Leave the pictures out. Return all other data exactly.

+ + + +

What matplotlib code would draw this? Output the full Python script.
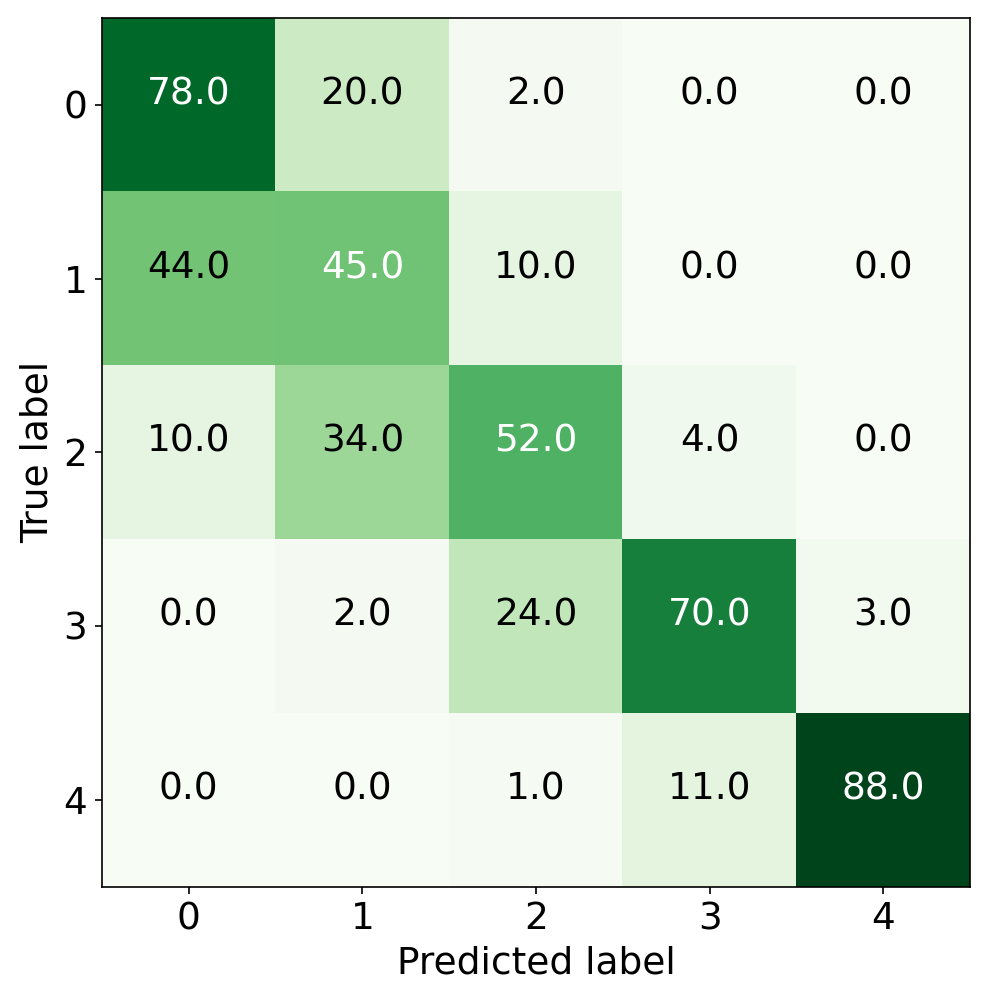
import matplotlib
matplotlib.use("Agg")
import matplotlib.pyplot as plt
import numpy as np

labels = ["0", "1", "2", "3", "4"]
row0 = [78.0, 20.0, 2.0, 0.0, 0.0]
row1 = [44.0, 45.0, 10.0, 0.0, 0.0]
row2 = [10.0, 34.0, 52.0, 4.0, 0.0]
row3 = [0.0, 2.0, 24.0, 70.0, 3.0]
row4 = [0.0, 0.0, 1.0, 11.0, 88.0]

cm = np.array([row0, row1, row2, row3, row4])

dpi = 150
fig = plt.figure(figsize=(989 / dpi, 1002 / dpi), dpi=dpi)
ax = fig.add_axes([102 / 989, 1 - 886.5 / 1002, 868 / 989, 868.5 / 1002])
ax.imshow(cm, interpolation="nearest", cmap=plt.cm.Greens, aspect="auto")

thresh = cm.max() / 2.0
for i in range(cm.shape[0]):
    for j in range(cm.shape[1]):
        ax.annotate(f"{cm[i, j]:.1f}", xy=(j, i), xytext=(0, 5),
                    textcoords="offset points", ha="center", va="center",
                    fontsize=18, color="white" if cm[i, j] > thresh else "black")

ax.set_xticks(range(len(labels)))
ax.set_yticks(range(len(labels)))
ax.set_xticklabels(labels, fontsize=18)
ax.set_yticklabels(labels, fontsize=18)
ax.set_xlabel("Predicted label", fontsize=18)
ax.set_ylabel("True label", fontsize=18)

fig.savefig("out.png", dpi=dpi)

+ + + +

→ Complete output
What matplotlib code would draw this? Output the full Python script.
import matplotlib
matplotlib.use("Agg")
import matplotlib.pyplot as plt
import numpy as np

labels = ["0", "1", "2", "3", "4"]
row0 = [78.0, 20.0, 2.0, 0.0, 0.0]
row1 = [44.0, 45.0, 10.0, 0.0, 0.0]
row2 = [10.0, 34.0, 52.0, 4.0, 0.0]
row3 = [0.0, 2.0, 24.0, 70.0, 3.0]
row4 = [0.0, 0.0, 1.0, 11.0, 88.0]

cm = np.array([row0, row1, row2, row3, row4])

dpi = 150
fig = plt.figure(figsize=(989 / dpi, 1002 / dpi), dpi=dpi)
ax = fig.add_axes([102 / 989, 1 - 886.5 / 1002, 868 / 989, 868.5 / 1002])
ax.imshow(cm, interpolation="nearest", cmap=plt.cm.Greens, aspect="auto")

thresh = cm.max() / 2.0
for i in range(cm.shape[0]):
    for j in range(cm.shape[1]):
        ax.annotate(f"{cm[i, j]:.1f}", xy=(j, i), xytext=(0, 5),
                    textcoords="offset points", ha="center", va="center",
                    fontsize=18, color="white" if cm[i, j] > thresh else "black")

ax.set_xticks(range(len(labels)))
ax.set_yticks(range(len(labels)))
ax.set_xticklabels(labels, fontsize=18)
ax.set_yticklabels(labels, fontsize=18)
ax.set_xlabel("Predicted label", fontsize=18)
ax.set_ylabel("True label", fontsize=18)

fig.savefig("out.png", dpi=dpi)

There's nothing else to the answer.